CHALLENGE - Data follows below. Repeat exactly the lines between the line holding "What Plotly.js code" and the line holding "const py = y", inclusive, and nothing more; drop pictures.

(Rows from a dataset of charts and code)

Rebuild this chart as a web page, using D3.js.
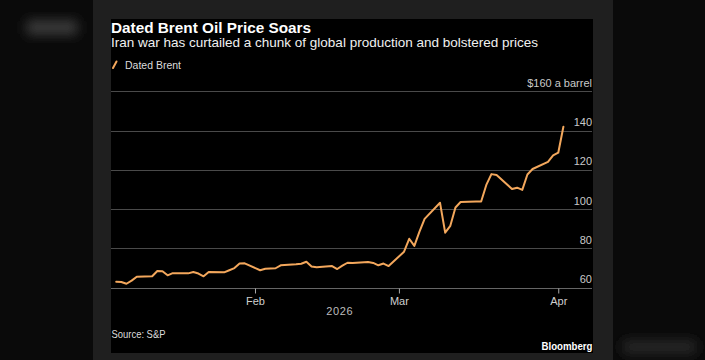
<!DOCTYPE html>
<html>
<head>
<meta charset="utf-8">
<script src="https://cdn.jsdelivr.net/npm/d3@7"></script>
<style>
html,body{margin:0;padding:0;background:#0a0a0a;}
svg{display:block;}
text{font-family:"Liberation Sans","Noto Sans",sans-serif;}
</style>
</head>
<body>
<svg id="chart" width="705" height="360"></svg>
<script>
// ---- data ----
const dates = [
  "2026-01-05","2026-01-06","2026-01-07","2026-01-08","2026-01-09",
  "2026-01-12","2026-01-13","2026-01-14","2026-01-15","2026-01-16",
  "2026-01-19","2026-01-20","2026-01-21","2026-01-22","2026-01-23",
  "2026-01-26","2026-01-27","2026-01-28","2026-01-29","2026-01-30",
  "2026-02-02","2026-02-03","2026-02-04","2026-02-05","2026-02-06",
  "2026-02-09","2026-02-10","2026-02-11","2026-02-12","2026-02-13",
  "2026-02-16","2026-02-17","2026-02-18","2026-02-19","2026-02-20",
  "2026-02-23","2026-02-24","2026-02-25","2026-02-26","2026-02-27",
  "2026-03-02","2026-03-03","2026-03-04","2026-03-05","2026-03-06",
  "2026-03-09","2026-03-10","2026-03-11","2026-03-12","2026-03-13",
  "2026-03-16","2026-03-17","2026-03-18","2026-03-19","2026-03-20",
  "2026-03-23","2026-03-24","2026-03-25","2026-03-26","2026-03-27",
  "2026-03-30","2026-03-31","2026-04-01","2026-04-02"
];
const datedBrent = [
  63.0, 62.9, 62.0, 63.6, 65.6,
  65.8, 68.5, 68.4, 66.3, 67.4,
  67.3, 68.0, 67.2, 65.8, 68.0,
  67.8, 68.9, 70.0, 72.3, 72.4,
  68.9, 69.6, 69.8, 69.9, 71.4,
  71.9, 72.2, 73.2, 70.8, 70.4,
  71.0, 69.5, 71.2, 72.7, 72.6,
  73.1, 72.6, 71.4, 72.3, 71.0,
  78.3, 84.9, 81.3, 88.5, 95.0,
  103.2, 88.0, 91.5, 100.8, 103.6,
  103.9, 103.9, 112.3, 117.8, 117.4,
  110.2, 110.9, 109.8, 117.6, 120.4,
  124.0, 127.3, 128.7, 141.9
];
const yTicks = [60, 80, 100, 120, 140, 160];
const yTickLabels = ["60", "80", "100", "120", "140", "$160 a barrel"];
const xTicks = ["2026-02-01", "2026-03-01", "2026-04-01"];
const xTickLabels = ["Feb", "Mar", "Apr"];
const yearLabel = "2026";
const seriesName = "Dated Brent";
const title = "Dated Brent Oil Price Soars";
const subtitle = "Iran war has curtailed a chunk of global production and bolstered prices";
const source = "Source: S&P";
const brand = "Bloomberg";

// ---- setup ----
const parse = d3.utcParse("%Y-%m-%d");
const pts = dates.map((d, i) => ({ date: parse(d), value: datedBrent[i] }));
const orange = "#f3a75c";

const svg = d3.select("#chart");
const defs = svg.append("defs");
defs.append("filter").attr("id", "blur").attr("x", "-50%").attr("y", "-50%").attr("width", "200%").attr("height", "200%")
  .append("feGaussianBlur").attr("stdDeviation", 6);

// backgrounds
svg.append("rect").attr("width", 705).attr("height", 360).attr("fill", "#0a0a0a");
svg.append("rect").attr("x", 26).attr("y", 20).attr("width", 52).attr("height", 15).attr("rx", 5)
  .attr("fill", "#3a3a3a").attr("filter", "url(#blur)");
svg.append("rect").attr("x", 622).attr("y", 340).attr("width", 75).attr("height", 14).attr("rx", 5)
  .attr("fill", "#262626").attr("filter", "url(#blur)");
svg.append("rect").attr("x", 93).attr("y", 0).attr("width", 520).attr("height", 360).attr("fill", "#1f1f1f");
svg.append("rect").attr("x", 111).attr("y", 19).attr("width", 482).attr("height", 334).attr("fill", "#000");

// scales
const x = d3.scaleUtc().domain([parse("2026-01-05"), parse("2026-04-02")]).range([116.2, 563.4]);
const y = d3.scaleLinear().domain([60, 160]).range([287.7, 91.2]);

// gridlines
const grid = svg.append("g");
yTicks.forEach((t, i) => {
  grid.append("line")
    .attr("x1", 111).attr("x2", 592)
    .attr("y1", Math.round(y(t)) + 0.5).attr("y2", Math.round(y(t)) + 0.5)
    .attr("stroke", t === 60 ? "#666" : "#4a4a4a").attr("stroke-width", 1);
  grid.append("text")
    .attr("x", 592).attr("y", y(t) - 4.5)
    .attr("text-anchor", "end")
    .attr("font-size", 11).attr("fill", "#c9c9c9")
    .text(yTickLabels[i]);
});

// x axis
const xAxis = svg.append("g")
  .attr("transform", `translate(0,${Math.round(y(60)) + 0.5})`)
  .call(d3.axisBottom(x)
    .tickValues(xTicks.map(parse))
    .tickFormat((d, i) => xTickLabels[i])
    .tickSize(5).tickPadding(4));
xAxis.select(".domain").remove();
xAxis.selectAll(".tick line").attr("stroke", "#aaa");
xAxis.selectAll(".tick text").attr("fill", "#cfcfcf").attr("font-size", 11)
  .attr("font-family", "Liberation Sans, sans-serif");

svg.append("text")
  .attr("x", (x.range()[0] + x.range()[1]) / 2).attr("y", 315)
  .attr("text-anchor", "middle").attr("font-size", 11).attr("fill", "#bdbdbd")
  .attr("letter-spacing", 0.6)
  .text(yearLabel);

// line
const line = d3.line().x(d => x(d.date)).y(d => y(d.value)).curve(d3.curveLinear);
svg.append("path").datum(pts)
  .attr("d", line)
  .attr("fill", "none")
  .attr("stroke", orange)
  .attr("stroke-width", 2)
  .attr("stroke-linejoin", "round")
  .attr("stroke-linecap", "round");

// titles
svg.append("text").attr("x", 111).attr("y", 32.5)
  .attr("font-size", 14).attr("font-weight", "bold").attr("fill", "#fff")
  .attr("textLength", 200).attr("lengthAdjust", "spacingAndGlyphs")
  .text(title);
svg.append("text").attr("x", 111).attr("y", 47)
  .attr("font-size", 13).attr("fill", "#f0f0f0")
  .attr("textLength", 427).attr("lengthAdjust", "spacingAndGlyphs")
  .text(subtitle);

// legend
svg.append("line")
  .attr("x1", 113).attr("y1", 68).attr("x2", 116.5).attr("y2", 61.5)
  .attr("stroke", orange).attr("stroke-width", 2).attr("stroke-linecap", "round");
svg.append("text").attr("x", 125).attr("y", 69)
  .attr("font-size", 11).attr("fill", "#dcdcdc")
  .attr("textLength", 56).attr("lengthAdjust", "spacingAndGlyphs")
  .text(seriesName);

// footer
svg.append("text").attr("x", 111.5).attr("y", 338)
  .attr("font-size", 11).attr("fill", "#dcdcdc")
  .attr("textLength", 54).attr("lengthAdjust", "spacingAndGlyphs")
  .text(source);
svg.append("text").attr("x", 541.5).attr("y", 350)
  .attr("font-size", 11).attr("font-weight", "bold").attr("fill", "#fff")
  .attr("textLength", 51).attr("lengthAdjust", "spacingAndGlyphs")
  .text(brand);
</script>
</body>
</html>
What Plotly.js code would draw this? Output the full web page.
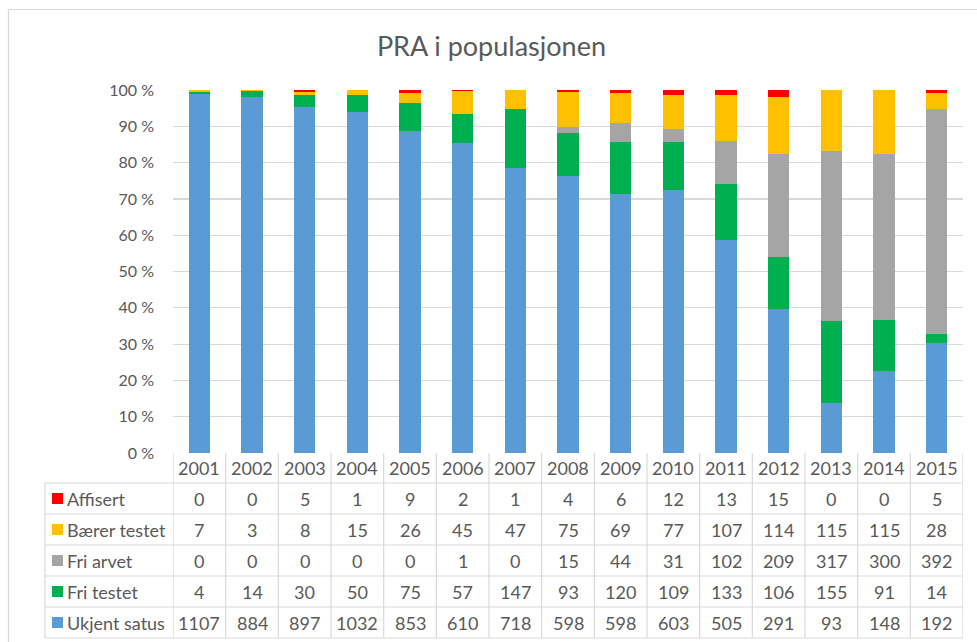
<!DOCTYPE html>
<html>
<head>
<meta charset="utf-8">
<script src="https://cdn.plot.ly/plotly-3.0.1.min.js"></script>
<style>html,body{margin:0;padding:0;background:#fff;}#chart{width:977px;height:642px;}</style>
</head>
<body>
<div id="chart"></div>
<script>
const years = ["2001","2002","2003","2004","2005","2006","2007","2008","2009","2010","2011","2012","2013","2014","2015"];
const affisert    = [0,0,5,1,9,2,1,4,6,12,13,15,0,0,5];
const baererTestet= [7,3,8,15,26,45,47,75,69,77,107,114,115,115,28];
const friArvet    = [0,0,0,0,0,1,0,15,44,31,102,209,317,300,392];
const friTestet   = [4,14,30,50,75,57,147,93,120,109,133,106,155,91,14];
const ukjentSatus = [1107,884,897,1032,853,610,718,598,598,603,505,291,93,148,192];

const seriesNames = ["Ukjent satus","Fri testet","Fri arvet","Bærer testet","Affisert"];
const seriesVals  = [ukjentSatus, friTestet, friArvet, baererTestet, affisert];
const seriesColors= ["#5B9BD5","#00B050","#A5A5A5","#FFC000","#FF0000"];

// layout geometry (pixels)
const W = 977, H = 642;
const ML = 173, MR = 14, MT = 90, MB = 189;
const PW = W - ML - MR, PH = H - MT - MB;
const px = x => (x - ML) / PW;           // pixel -> paper x
const py = y => (H - MB - y) / PH;       // pixel -> paper y

const traces = seriesNames.map((n, i) => ({
  type: "bar", name: n, x: years, y: seriesVals[i],
  marker: {color: seriesColors[i], line: {width: 0}},
  hoverinfo: "x+y+name"
}));

const gridCol = "#d9d9d9";
const textCol = "#595959";
const font = "Lato, 'Open Sans', sans-serif";
const tableFont = {family: font, size: 18, color: textCol};

const shapes = [];
const annotations = [];

// table rows (top to bottom)
const tableRows = [4,3,2,1,0]; // indices into series arrays
const headerTop = 453, rowTop = 483, rowH = 31;
const tableLeft = 45;
const tableBottom = rowTop + rowH * tableRows.length;

// horizontal lines
for (let r = 0; r <= tableRows.length; r++) {
  const y = rowTop + r * rowH;
  shapes.push({type:"line", xref:"paper", yref:"paper", x0:px(tableLeft), x1:1, y0:py(y), y1:py(y), line:{color:gridCol, width:1.2}});
}
// vertical lines
shapes.push({type:"line", xref:"paper", yref:"paper", x0:px(tableLeft), x1:px(tableLeft), y0:py(rowTop), y1:py(tableBottom), line:{color:gridCol, width:1.2}});
for (let c = 0; c <= years.length; c++) {
  shapes.push({type:"line", xref:"x", yref:"paper", x0:c-0.5, x1:c-0.5, y0:py(headerTop), y1:py(tableBottom), line:{color:gridCol, width:1.2}});
}
// header years
years.forEach((yr, c) => {
  annotations.push({xref:"x", yref:"paper", x:c, y:py(headerTop + 15), text:yr, showarrow:false,
    xanchor:"center", yanchor:"middle", font:tableFont});
});
// row labels, squares and values
tableRows.forEach((si, r) => {
  const cy = rowTop + r * rowH + rowH / 2;
  shapes.push({type:"rect", xref:"paper", yref:"paper", x0:px(52), x1:px(63), y0:py(cy-5.5), y1:py(cy+5.5),
    fillcolor:seriesColors[si], line:{width:0}});
  annotations.push({xref:"paper", yref:"paper", x:px(65), y:py(cy), text:seriesNames[si], showarrow:false,
    xanchor:"left", yanchor:"middle", font:tableFont});
  years.forEach((yr, c) => {
    annotations.push({xref:"x", yref:"paper", x:c, y:py(cy), text:String(seriesVals[si][c]), showarrow:false,
      xanchor:"center", yanchor:"middle", font:tableFont});
  });
});
// outer chart border (top and left)
shapes.push({type:"line", xref:"paper", yref:"paper", x0:px(8.5), x1:px(W+5), y0:py(9.5), y1:py(9.5), line:{color:gridCol, width:1.2}});
shapes.push({type:"line", xref:"paper", yref:"paper", x0:px(8.5), x1:px(8.5), y0:py(9.5), y1:py(H+5), line:{color:gridCol, width:1.2}});

const layout = {
  width: W, height: H,
  margin: {l: ML, r: MR, t: MT, b: MB},
  paper_bgcolor: "#fff", plot_bgcolor: "#fff",
  barmode: "stack", barnorm: "percent", bargap: 0.6,
  showlegend: false,
  title: {text: "PRA i populasjonen", x: 0.503, xref: "container", y: 0.927, yref: "container",
    xanchor: "center", yanchor: "middle", font: {family: font, size: 27, color: textCol}},
  xaxis: {type: "category", showticklabels: false, showgrid: false, zeroline: false, showline: false,
    ticks: "", range: [-0.5, years.length - 0.5], fixedrange: true},
  yaxis: {range: [0, 100], dtick: 10, ticksuffix: " %", showgrid: true, gridcolor: gridCol, gridwidth: 1.2,
    zeroline: false, showline: false, ticks: "", ticklabelstandoff: 18,
    tickfont: {family: font, size: 16, color: textCol}, fixedrange: true},
  shapes: shapes,
  annotations: annotations
};

Plotly.newPlot("chart", traces, layout, {displayModeBar: false, staticPlot: true});
</script>
</body>
</html>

ANSWER -
What Plotly.js code would draw this? Output the full web page.
<!DOCTYPE html>
<html>
<head>
<meta charset="utf-8">
<script src="https://cdn.plot.ly/plotly-3.0.1.min.js"></script>
<style>html,body{margin:0;padding:0;background:#fff;}#chart{width:977px;height:642px;}</style>
</head>
<body>
<div id="chart"></div>
<script>
const years = ["2001","2002","2003","2004","2005","2006","2007","2008","2009","2010","2011","2012","2013","2014","2015"];
const affisert    = [0,0,5,1,9,2,1,4,6,12,13,15,0,0,5];
const baererTestet= [7,3,8,15,26,45,47,75,69,77,107,114,115,115,28];
const friArvet    = [0,0,0,0,0,1,0,15,44,31,102,209,317,300,392];
const friTestet   = [4,14,30,50,75,57,147,93,120,109,133,106,155,91,14];
const ukjentSatus = [1107,884,897,1032,853,610,718,598,598,603,505,291,93,148,192];

const seriesNames = ["Ukjent satus","Fri testet","Fri arvet","Bærer testet","Affisert"];
const seriesVals  = [ukjentSatus, friTestet, friArvet, baererTestet, affisert];
const seriesColors= ["#5B9BD5","#00B050","#A5A5A5","#FFC000","#FF0000"];

// layout geometry (pixels)
const W = 977, H = 642;
const ML = 173, MR = 14, MT = 90, MB = 189;
const PW = W - ML - MR, PH = H - MT - MB;
const px = x => (x - ML) / PW;           // pixel -> paper x
const py = y => (H - MB - y) / PH;       // pixel -> paper y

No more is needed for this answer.